Britain tried to free Hitler’s first deputy from Spandau imprisonment

20 Jul, 2017 14:22 / Updated 7 years ago

The UK government tried to secure the release of Rudolf Hess, the deputy Fuhrer in Nazi Germany, from prison before he ultimately committed suicide.

New files released by the Foreign and Commonwealth Office reveal that the British government made numerous attempts to free Deputy Fuhrer Rudolf Hess from Spandau prison in Berlin before he committed suicide in 1987.

The documents belonging to the British military governor of Spandau, a prison for top Nazi criminals jointly run by the Soviets, the Americans, the British and the French, show that the UK’s Foreign Secretaries Alec Douglas-Home, James Callaghan and Douglas Hurd pleaded with the Soviet authorities for Hess’s release.

In 1979, Lord Carrington, the UK’s defense and later foreign secretary, wrote to Soviet Foreign Minister Andrei Gromyko, pressing for Hess to be released from Spandau.

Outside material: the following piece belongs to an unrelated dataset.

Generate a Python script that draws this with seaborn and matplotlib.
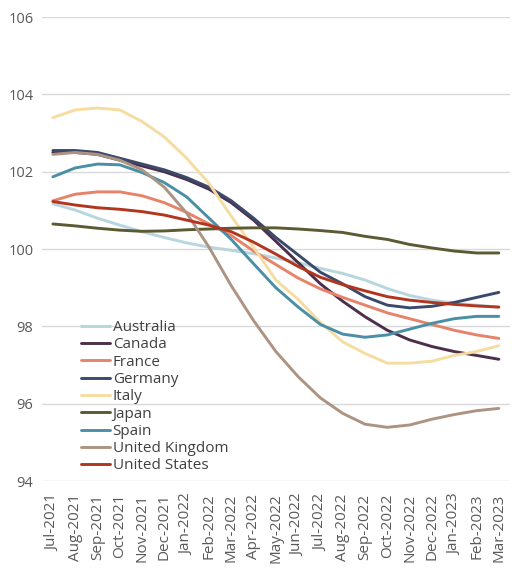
import pandas as pd
import numpy as np
import matplotlib.pyplot as plt
import seaborn as sns

months = ['Jul-2021', 'Aug-2021', 'Sep-2021', 'Oct-2021', 'Nov-2021', 'Dec-2021',
          'Jan-2022', 'Feb-2022', 'Mar-2022', 'Apr-2022', 'May-2022', 'Jun-2022',
          'Jul-2022', 'Aug-2022', 'Sep-2022', 'Oct-2022', 'Nov-2022', 'Dec-2022',
          'Jan-2023', 'Feb-2023', 'Mar-2023']

australia = [101.17, 101.01, 100.8, 100.62, 100.45, 100.3, 100.16, 100.05, 99.97, 99.88, 99.77,
             99.65, 99.5, 99.37, 99.2, 98.98, 98.8, 98.68, 98.6, 98.55, 98.5]
canada = [102.5, 102.5, 102.45, 102.3, 102.15, 102.0, 101.8, 101.55, 101.2, 100.75, 100.2,
          99.65, 99.1, 98.65, 98.25, 97.9, 97.65, 97.48, 97.35, 97.25, 97.15]
france = [101.25, 101.42, 101.48, 101.48, 101.38, 101.2, 100.95, 100.65, 100.35, 99.95, 99.6,
          99.25, 98.97, 98.75, 98.55, 98.35, 98.2, 98.05, 97.9, 97.78, 97.69]
germany = [102.55, 102.55, 102.5, 102.35, 102.2, 102.05, 101.85, 101.6, 101.25, 100.8, 100.3,
           99.85, 99.4, 99.1, 98.77, 98.55, 98.48, 98.52, 98.62, 98.75, 98.88]
italy = [103.4, 103.6, 103.65, 103.6, 103.3, 102.9, 102.35, 101.7, 100.85, 100.05, 99.2,
         98.7, 98.1, 97.6, 97.3, 97.05, 97.05, 97.1, 97.25, 97.35, 97.5]
japan = [100.65, 100.6, 100.54, 100.49, 100.46, 100.47, 100.5, 100.52, 100.54, 100.55, 100.55,
         100.52, 100.48, 100.43, 100.33, 100.25, 100.12, 100.03, 99.95, 99.9, 99.9]
spain = [101.87, 102.1, 102.2, 102.18, 101.98, 101.72, 101.35, 100.8, 100.25, 99.62, 99.0,
         98.5, 98.05, 97.8, 97.72, 97.78, 97.93, 98.08, 98.2, 98.26, 98.26]
uk = [102.45, 102.5, 102.45, 102.3, 102.05, 101.6, 100.93, 100.05, 99.05, 98.15, 97.35,
      96.7, 96.15, 95.75, 95.47, 95.39, 95.45, 95.6, 95.72, 95.82, 95.88]
us = [101.23, 101.14, 101.07, 101.03, 100.97, 100.88, 100.75, 100.62, 100.45, 100.18, 99.87,
      99.55, 99.27, 99.08, 98.92, 98.77, 98.68, 98.62, 98.57, 98.53, 98.5]

countries = ['Australia', 'Canada', 'France', 'Germany', 'Italy', 'Japan', 'Spain',
             'United Kingdom', 'United States']
colors = ['#b7d6df', '#4d2f4c', '#e7836a', '#3b4a6a', '#f5dca0', '#5b5a33', '#4a8fa6',
          '#ad9482', '#b2361d']

# long form table for seaborn
series = [australia, canada, france, germany, italy, japan, spain, uk, us]
df = pd.DataFrame({
    'country': np.repeat(countries, len(months)),
    'idx': np.tile(np.arange(len(months)), len(countries)),
    'value': np.concatenate(series),
})

sns.set_style("white")
plt.rcParams['font.family'] = ['Open Sans', 'DejaVu Sans']

fig = plt.figure(figsize=(5.22, 5.72), dpi=100)
ax = fig.add_axes([0.08, 0.159, 0.897, 0.811])

sns.lineplot(data=df, x='idx', y='value', hue='country', hue_order=countries,
             palette=colors, linewidth=2.1, ax=ax)

ax.set_xlim(-0.5, 20.5)
ax.set_ylim(94, 106)
ax.set_yticks([94, 96, 98, 100, 102, 104, 106])
ax.set_xticks(range(len(months)))
ax.set_xticklabels(months, rotation=90)
ax.tick_params(axis='y', length=0, labelsize=10.5, labelcolor='#595959', pad=6)
ax.tick_params(axis='x', length=0, labelsize=11, labelcolor='#595959', pad=9)
ax.yaxis.grid(True, color='#d9d9d9', linewidth=1)
ax.set_axisbelow(True)
for s in ax.spines.values():
    s.set_visible(False)
ax.set_xlabel('')
ax.set_ylabel('')

leg = ax.legend(loc='upper left', bbox_to_anchor=(0.07, 0.36), frameon=False,
                fontsize=11, handlelength=1.9, handletextpad=0.2, labelspacing=0.15,
                borderaxespad=0)
for t in leg.get_texts():
    t.set_color('#404040')

fig.savefig('out.png', dpi=100)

“It would be both inhumane and pointless to insist that this old man should die in prison,” Carrington wrote.

In 1982, a letter was also written on behalf of British Prime Minister Margaret Thatcher to Soviet leader Leonid Brezhnev, calling for the USSR to set Hess free.

There is to my mind no justification for keeping Hess in prison any longer.

He is 88. He has been in prison for 40 years. He has been without the company of other prisoners for over 16 years”, the draft letter read.

Humanitarian reasons demand that no one should be treated this way.

Overall, the British government had made 11 unilateral appeals for Hess’s release along with 14 joint requests by the US and the French governments since 1957.

The USSR, however, remained unmoved by the pleas, as the former deputy Fuhrer was a dedicated Nazi, who helped Hitler to write ‘Mein Kampf’ and prepare for World War II, in which at least 27 million Soviet citizens perished.

The Soviet view was shared by Tony Le Tissier, the last British governor of Spandau, who said that Hess deserved to die in prison.

He got his just deserts,” Le Tissier said, adding: “He was a fanatical Nazi – an enemy.

I did feel very strongly that he was there till he finished.

Hess eventually hanged himself at the age of 93, being the last prisoner at Spandau.

Speaking about his reaction to the news of the Nazi official’s suicide, Le Tissier said that “it was a fait accompli – it was over.

It was such a waste of time and money, involving so many people.

The prison was then demolished to prevent it from becoming a shrine for neo-Nazis.

Rudolf Hess was the deputy Führer from 1933 until he embarked on a covert solo mission to Britain in 1941 in an effort to secure a peace treaty between the UK and Nazi Germany.